The modern settlement at Neapoli was established during the period of Venetian rule on Crete under the name "New Village". When the seat of Lasithi Prefecture was moved there from Phourni, it was renamed Neapolis (Νεάπολις, "New City"). Under Turkish rule, this was calqued into Ottoman Turkish as Yeni Şehir (یڭی شهر) before returning to its Greek name after independence. Agios Nikolaos became the new seat of the prefecture in 1904.

==Annual festival==
Annually on the 15th of August there is a holy festival dedicated to the Virgin Mary. The main square hosts musicians, traditional dancers, and a market. There are also some sports events including a cycling race around the hills of Lasithi. When it gets dark there is a procession of torches up the mountainside.

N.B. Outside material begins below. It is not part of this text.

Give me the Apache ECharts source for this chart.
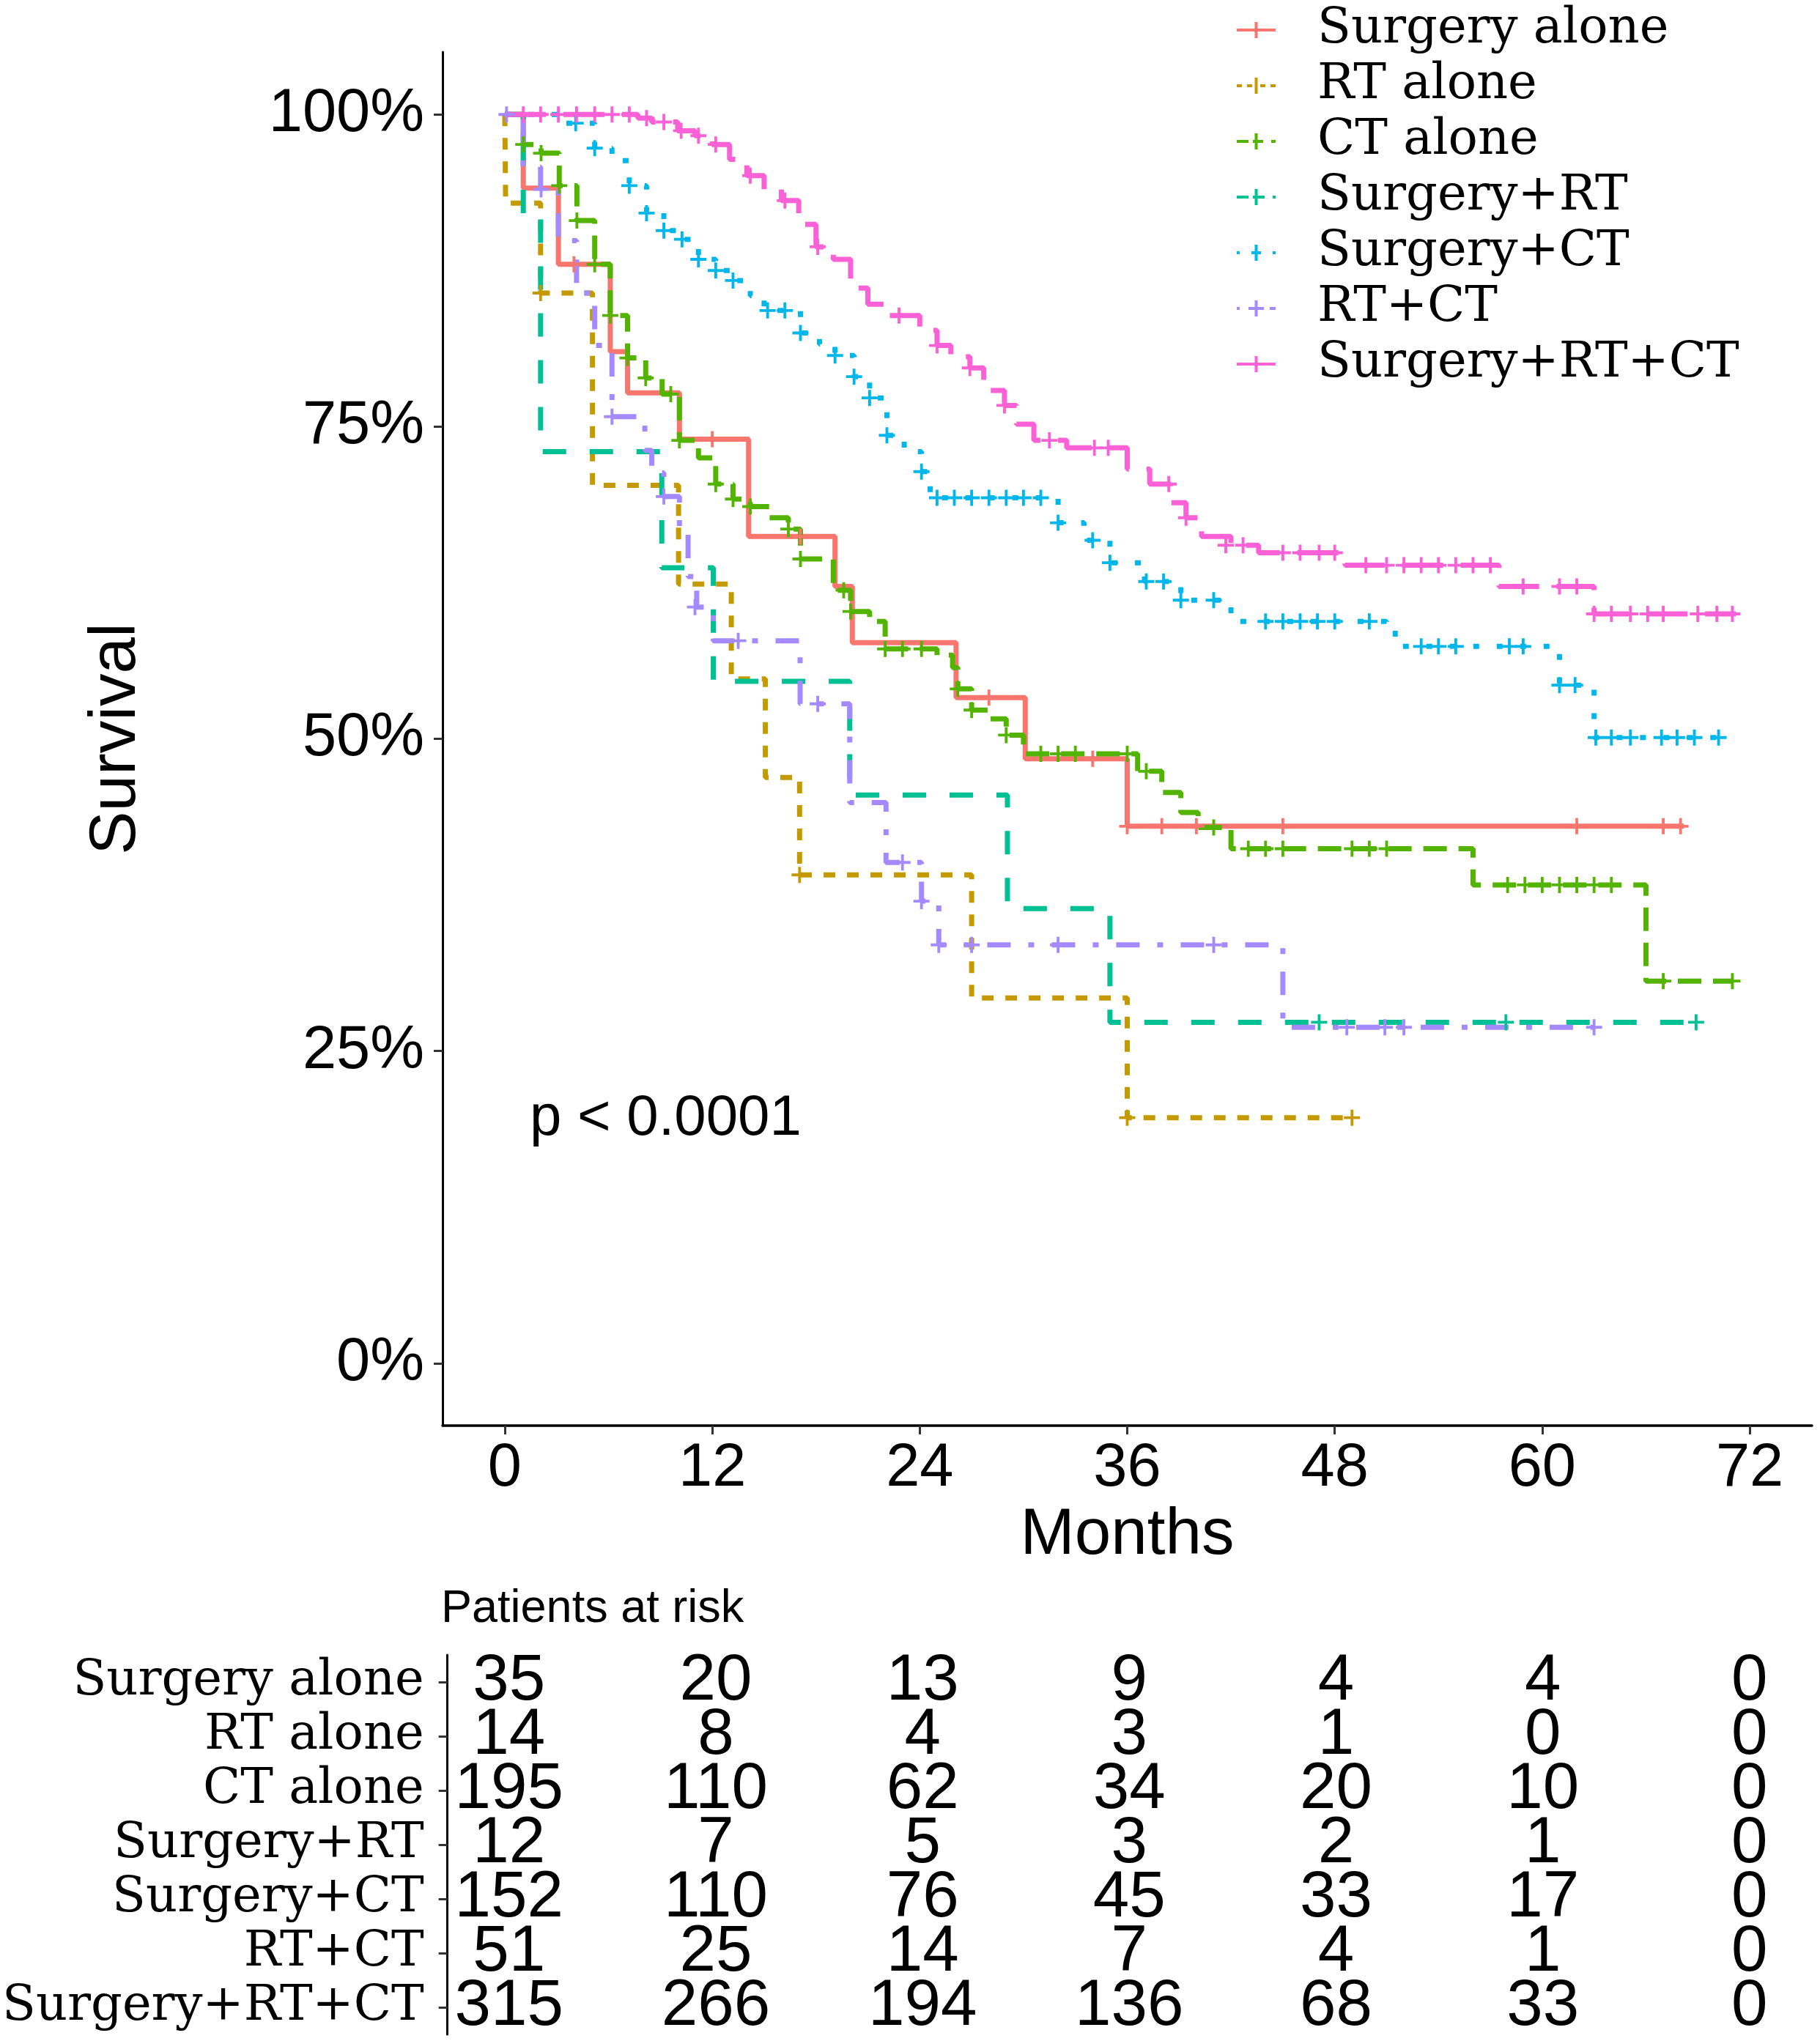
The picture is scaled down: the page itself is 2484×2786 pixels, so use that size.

==Museum of Local History==
There is a small museum of local history comprising mostly photographs and postcards of Neapolis.

==Local produce==
The town is surrounded by olive trees. Olives and olive oil are a very important part of the local agricultural economy. There are also many almond trees. A traditional local product of Neapoli is a drink, made from almonds, called soumada. It is a very sweet almond-flavored, non-alcoholic, soft drink that can also be delicately flavored with flowers (providing variations of the aroma and the flavor).

==Local wildlife==
Whilst walking around the hills surrounding Neapoli, apart from the usual tortoises, hare, goats, and xylophagidae (known more commonly in Greece as Tzitzikia), one can occasionally see eagles and scorpions. The scorpions are usually hiding under rocks.

==Notable residents==
Antipope Alexander V (also Peter of Candia or Peter Phillarges, c. 1339 – May 3, 1410) was born in Neapoli. He reigned from June 26, 1409, to his death in 1410 and is officially regarded by the Roman Catholic Church as an antipope.